Member of the Victorian Legislative Council for North-Eastern Metropolitan
- Incumbent
- Assumed office 26 November 2022

Personal details
- Education: Galvin Park Secondary College (Now Wyndham Central College), Eltham High School
- Profession: Politician

= Nick McGowan =

Australian politician

Nicholas McGowan is an Australian politician. He is a member of the Victorian Legislative Council representing the North-Eastern Metropolitan Region since November 2022. McGowan is a member of the Liberal Party. He has served as the Shadow Minister for Community Services and Shadow Minister for Victim Support since 11 October 2025.

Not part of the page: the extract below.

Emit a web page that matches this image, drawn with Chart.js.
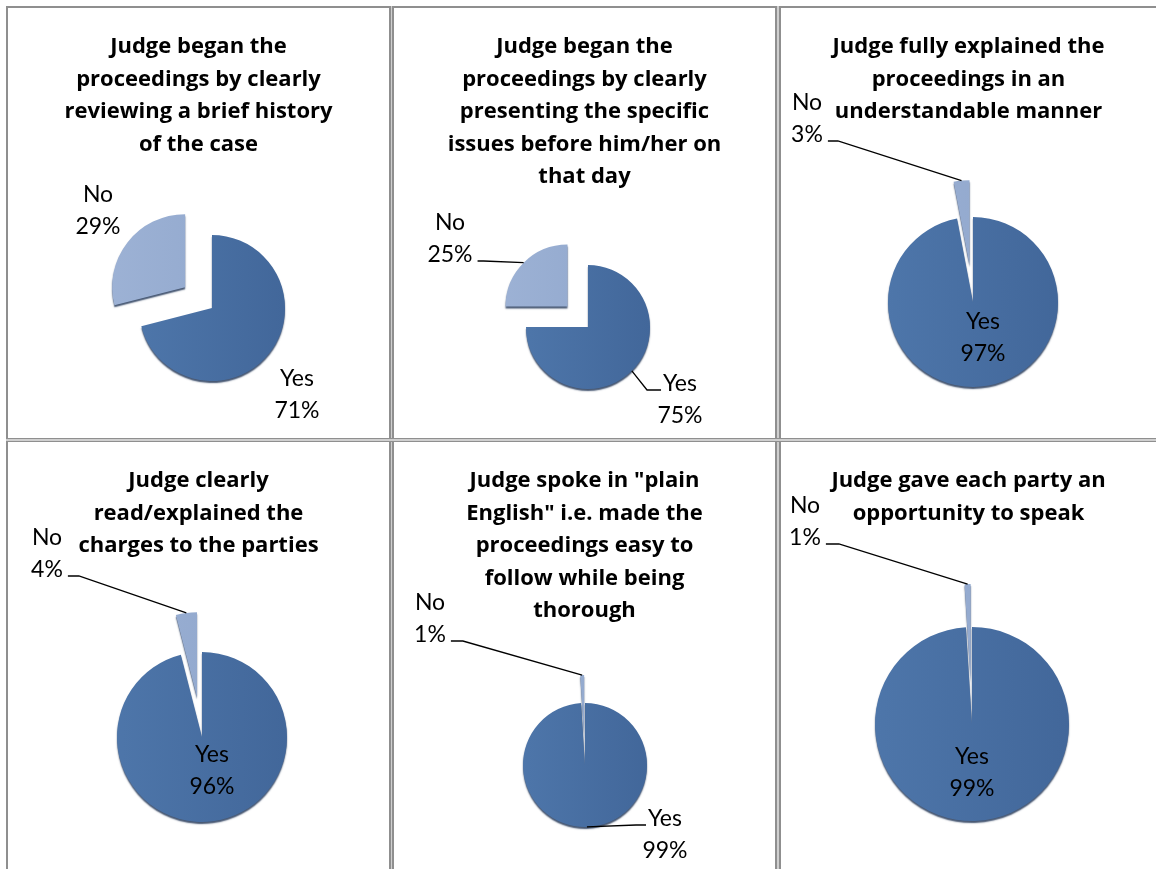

== Early life and education ==
McGowan was born in Ivanhoe, Victoria, and raised by his single mother alongside his brother. His early life was marked by financial challenges and frequent relocations, as his mother worked various jobs including warehouse work, community based childcare, and clerical duties to support the family. They lived in several locations, including Ballarat, Eltham, and Werribee, where McGowan attended Galvin Park Secondary College (now Wyndham Central College). At the age of 12, he began contributing to the household income by taking on small jobs in his neighborhood.

During his childhood, McGowan was a friend of Matthew Guy, who later became Victorian Opposition Leader, and whom he would serve as chief of staff, as well as being the best man at his wedding.

McGowan completed his secondary education at Eltham High School. During his time as a university student, he worked for several members of parliament and became one of Victoria’s youngest local government candidates when he ran for election in the Shire of Eltham at the age of 18.

== Career ==
McGowan worked for various MPs during his time at university, before being a young adviser in Premier Jeff Kennett's office.

In 1999, McGowan volunteered with Australian Volunteers International in Thailand, working across Southeast Asia. In 2001, he joined the United Nations, undertaking humanitarian, public affairs, and policy work in the Republic of Congo, Burundi, Liberia, and Afghanistan. His final field assignment with the UN was as a civilian peacekeeper working directly for the Secretary General’s Special Representative in Burundi.

When Matthew Guy was the Victorian Planning Minister in 2010, McGowan was his chief of staff.

Upon returning to Australia in 2016, McGowan was appointed by the Minister for Immigration to the Migration Review Tribunal and Refugee Review Tribunal. He applied his knowledge and understanding of migration, humanitarian affairs, protection, human rights, and international law in these roles, serving for eight years before standing for election.

In 2018, McGowan unsuccessfully stood for election to the Victorian Legislative Assembly seat of Eltham, suffering a 6.4% swing away from his party.

From August 2022, McGowan was again the chief of staff of Matthew Guy, when Guy was the Opposition Leader, in the lead-up to the 2022 election.

McGowan was elected to the Victorian Legislative Council at the 2022 state election, representing the North-Eastern Metropolitan Region.

Following a reshuffle of the Battin shadow ministry on 11 October 2025, McGowan became the Shadow Minister for Community Services and Shadow Minister for Victim Support.

In December 2025 he became Shadow Minister for the Environment and for Fire Rescue Victoria.

== Political positions ==
=== Australian republic ===
McGowan supports Australia becoming a republic, arguing that the monarchy represents the nation’s past rather than its future and that Australia’s head of state should be an Australian. He has framed republicanism as a logical next step in Australia’s gradual move toward full independence, stating that the current constitutional arrangement prevents Australians from holding the highest office in the country.

Environmental Protection

McGowan has been described as 'better on environmental and social issues' than the incumbent Labor government by a Victorian Forest Alliance campaigner. Similarly, a Victorian National Parks Association campaigner had called him 'very engaged and passionate about his [shadow] portfolio'.